Only the lines from the beginning of the entries through the one with "const questionNo = '2.';" should be written out, please, exactly and without any pictures.

## DATA IN THIS EXERCISE
>>>>

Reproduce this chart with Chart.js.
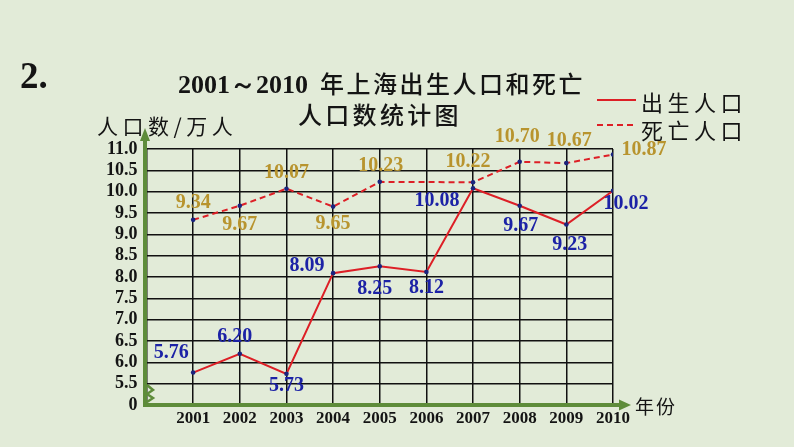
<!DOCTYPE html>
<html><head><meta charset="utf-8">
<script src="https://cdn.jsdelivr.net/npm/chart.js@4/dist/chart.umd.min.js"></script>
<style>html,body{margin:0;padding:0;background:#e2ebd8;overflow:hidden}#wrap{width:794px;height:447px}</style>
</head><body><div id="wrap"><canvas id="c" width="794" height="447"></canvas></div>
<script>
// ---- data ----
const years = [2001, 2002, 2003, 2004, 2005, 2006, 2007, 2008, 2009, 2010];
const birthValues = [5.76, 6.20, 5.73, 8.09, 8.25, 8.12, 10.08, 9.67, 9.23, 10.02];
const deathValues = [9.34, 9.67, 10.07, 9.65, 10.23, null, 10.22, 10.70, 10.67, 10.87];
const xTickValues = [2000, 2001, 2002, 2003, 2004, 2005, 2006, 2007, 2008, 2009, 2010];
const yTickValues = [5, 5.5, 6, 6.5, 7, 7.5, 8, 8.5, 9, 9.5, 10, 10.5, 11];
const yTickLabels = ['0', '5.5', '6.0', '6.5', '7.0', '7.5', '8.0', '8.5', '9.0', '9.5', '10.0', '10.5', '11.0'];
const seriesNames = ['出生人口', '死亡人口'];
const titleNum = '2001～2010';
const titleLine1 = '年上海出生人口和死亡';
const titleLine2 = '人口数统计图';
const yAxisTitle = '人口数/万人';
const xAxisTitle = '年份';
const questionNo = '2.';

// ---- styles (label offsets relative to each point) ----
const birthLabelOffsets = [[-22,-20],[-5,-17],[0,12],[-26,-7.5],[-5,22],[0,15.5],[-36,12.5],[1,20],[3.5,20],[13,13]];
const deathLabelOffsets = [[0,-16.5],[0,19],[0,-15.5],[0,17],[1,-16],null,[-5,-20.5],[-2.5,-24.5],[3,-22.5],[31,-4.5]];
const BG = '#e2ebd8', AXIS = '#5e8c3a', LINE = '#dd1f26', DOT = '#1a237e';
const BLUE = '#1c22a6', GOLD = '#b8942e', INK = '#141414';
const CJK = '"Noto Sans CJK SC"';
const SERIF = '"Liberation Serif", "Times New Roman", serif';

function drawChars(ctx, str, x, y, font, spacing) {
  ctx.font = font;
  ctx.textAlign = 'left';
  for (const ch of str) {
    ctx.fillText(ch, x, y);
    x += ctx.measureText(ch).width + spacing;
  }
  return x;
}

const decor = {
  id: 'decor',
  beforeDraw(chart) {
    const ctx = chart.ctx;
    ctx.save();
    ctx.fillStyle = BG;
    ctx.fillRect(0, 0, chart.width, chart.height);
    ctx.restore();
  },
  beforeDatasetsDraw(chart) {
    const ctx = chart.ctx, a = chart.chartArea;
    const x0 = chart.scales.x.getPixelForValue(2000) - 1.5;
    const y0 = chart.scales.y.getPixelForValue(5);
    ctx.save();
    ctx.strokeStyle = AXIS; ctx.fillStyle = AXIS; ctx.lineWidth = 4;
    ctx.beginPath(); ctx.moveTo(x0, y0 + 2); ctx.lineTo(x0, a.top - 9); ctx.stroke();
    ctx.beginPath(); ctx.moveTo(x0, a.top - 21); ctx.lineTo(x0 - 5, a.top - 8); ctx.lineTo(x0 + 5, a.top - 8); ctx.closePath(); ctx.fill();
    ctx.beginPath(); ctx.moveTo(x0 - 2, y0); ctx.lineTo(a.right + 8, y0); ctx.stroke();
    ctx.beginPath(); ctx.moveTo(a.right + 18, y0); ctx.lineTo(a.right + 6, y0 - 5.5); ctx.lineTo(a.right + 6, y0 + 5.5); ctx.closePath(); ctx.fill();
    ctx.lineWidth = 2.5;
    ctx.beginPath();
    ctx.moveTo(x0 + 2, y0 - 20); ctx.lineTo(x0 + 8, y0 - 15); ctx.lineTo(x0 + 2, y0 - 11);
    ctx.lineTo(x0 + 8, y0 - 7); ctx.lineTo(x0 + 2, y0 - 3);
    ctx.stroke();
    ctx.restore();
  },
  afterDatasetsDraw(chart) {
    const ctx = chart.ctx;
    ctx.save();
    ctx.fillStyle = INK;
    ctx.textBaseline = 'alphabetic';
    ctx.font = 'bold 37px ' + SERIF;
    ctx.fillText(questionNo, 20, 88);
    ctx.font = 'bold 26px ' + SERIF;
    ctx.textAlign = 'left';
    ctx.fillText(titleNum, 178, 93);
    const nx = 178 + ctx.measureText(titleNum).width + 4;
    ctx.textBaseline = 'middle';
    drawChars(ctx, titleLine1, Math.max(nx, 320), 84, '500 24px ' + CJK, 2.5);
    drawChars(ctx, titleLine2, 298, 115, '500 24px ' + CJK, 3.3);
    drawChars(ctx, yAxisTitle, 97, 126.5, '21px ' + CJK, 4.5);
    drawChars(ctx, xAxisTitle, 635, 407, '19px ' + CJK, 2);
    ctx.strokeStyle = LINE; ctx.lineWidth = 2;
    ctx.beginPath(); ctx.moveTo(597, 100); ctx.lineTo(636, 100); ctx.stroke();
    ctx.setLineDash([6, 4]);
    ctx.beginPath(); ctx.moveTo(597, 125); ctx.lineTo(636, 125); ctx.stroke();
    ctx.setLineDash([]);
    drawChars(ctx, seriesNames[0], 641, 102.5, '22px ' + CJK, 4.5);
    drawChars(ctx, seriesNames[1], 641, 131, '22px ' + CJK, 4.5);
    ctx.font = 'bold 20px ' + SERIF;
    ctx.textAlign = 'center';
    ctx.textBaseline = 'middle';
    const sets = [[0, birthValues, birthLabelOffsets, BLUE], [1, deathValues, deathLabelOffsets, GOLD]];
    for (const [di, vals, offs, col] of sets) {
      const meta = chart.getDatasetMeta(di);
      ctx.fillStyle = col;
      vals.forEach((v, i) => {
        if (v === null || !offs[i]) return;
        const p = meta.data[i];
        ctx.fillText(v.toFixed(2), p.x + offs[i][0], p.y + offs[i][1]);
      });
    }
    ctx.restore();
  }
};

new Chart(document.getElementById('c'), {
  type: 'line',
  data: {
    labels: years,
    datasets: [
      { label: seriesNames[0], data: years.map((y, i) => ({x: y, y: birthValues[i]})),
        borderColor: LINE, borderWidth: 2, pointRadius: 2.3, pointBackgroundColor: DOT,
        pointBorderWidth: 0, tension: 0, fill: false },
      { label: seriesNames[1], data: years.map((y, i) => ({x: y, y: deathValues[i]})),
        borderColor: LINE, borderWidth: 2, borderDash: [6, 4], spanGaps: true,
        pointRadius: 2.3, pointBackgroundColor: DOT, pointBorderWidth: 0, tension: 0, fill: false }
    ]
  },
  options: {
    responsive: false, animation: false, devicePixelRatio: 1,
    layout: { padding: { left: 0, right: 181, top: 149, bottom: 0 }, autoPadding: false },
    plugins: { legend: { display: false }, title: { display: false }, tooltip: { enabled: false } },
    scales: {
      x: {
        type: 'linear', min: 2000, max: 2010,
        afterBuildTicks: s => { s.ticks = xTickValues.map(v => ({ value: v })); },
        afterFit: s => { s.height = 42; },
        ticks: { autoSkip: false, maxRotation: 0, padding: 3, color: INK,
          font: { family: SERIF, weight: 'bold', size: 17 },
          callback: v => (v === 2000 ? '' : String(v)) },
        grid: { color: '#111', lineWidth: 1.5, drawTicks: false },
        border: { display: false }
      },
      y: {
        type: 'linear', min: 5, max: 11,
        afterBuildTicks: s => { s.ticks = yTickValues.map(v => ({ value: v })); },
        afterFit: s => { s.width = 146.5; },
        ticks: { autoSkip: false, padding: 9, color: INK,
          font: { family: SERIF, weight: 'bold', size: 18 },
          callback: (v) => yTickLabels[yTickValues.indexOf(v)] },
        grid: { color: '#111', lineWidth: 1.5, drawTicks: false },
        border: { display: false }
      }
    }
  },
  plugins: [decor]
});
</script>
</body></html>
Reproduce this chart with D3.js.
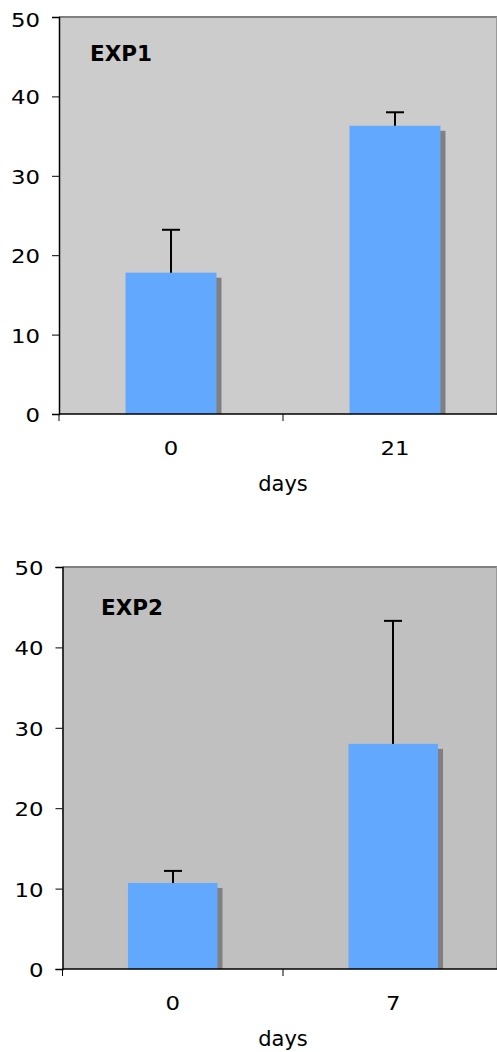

<<<<

## RESPONSE
Reproduce this chart with Chart.js.
<!DOCTYPE html>
<html><head><meta charset="utf-8">
<script src="https://cdn.jsdelivr.net/npm/chart.js@4/dist/chart.umd.min.js"></script>
<style>html,body{margin:0;padding:0;background:#e2ebd8;overflow:hidden}#wrap{width:794px;height:447px}</style>
</head><body><div id="wrap"><canvas id="c" width="794" height="447"></canvas></div>
<script>
// ---- data ----
const years = [2001, 2002, 2003, 2004, 2005, 2006, 2007, 2008, 2009, 2010];
const birthValues = [5.76, 6.20, 5.73, 8.09, 8.25, 8.12, 10.08, 9.67, 9.23, 10.02];
const deathValues = [9.34, 9.67, 10.07, 9.65, 10.23, null, 10.22, 10.70, 10.67, 10.87];
const xTickValues = [2000, 2001, 2002, 2003, 2004, 2005, 2006, 2007, 2008, 2009, 2010];
const yTickValues = [5, 5.5, 6, 6.5, 7, 7.5, 8, 8.5, 9, 9.5, 10, 10.5, 11];
const yTickLabels = ['0', '5.5', '6.0', '6.5', '7.0', '7.5', '8.0', '8.5', '9.0', '9.5', '10.0', '10.5', '11.0'];
const seriesNames = ['出生人口', '死亡人口'];
const titleNum = '2001～2010';
const titleLine1 = '年上海出生人口和死亡';
const titleLine2 = '人口数统计图';
const yAxisTitle = '人口数/万人';
const xAxisTitle = '年份';
const questionNo = '2.';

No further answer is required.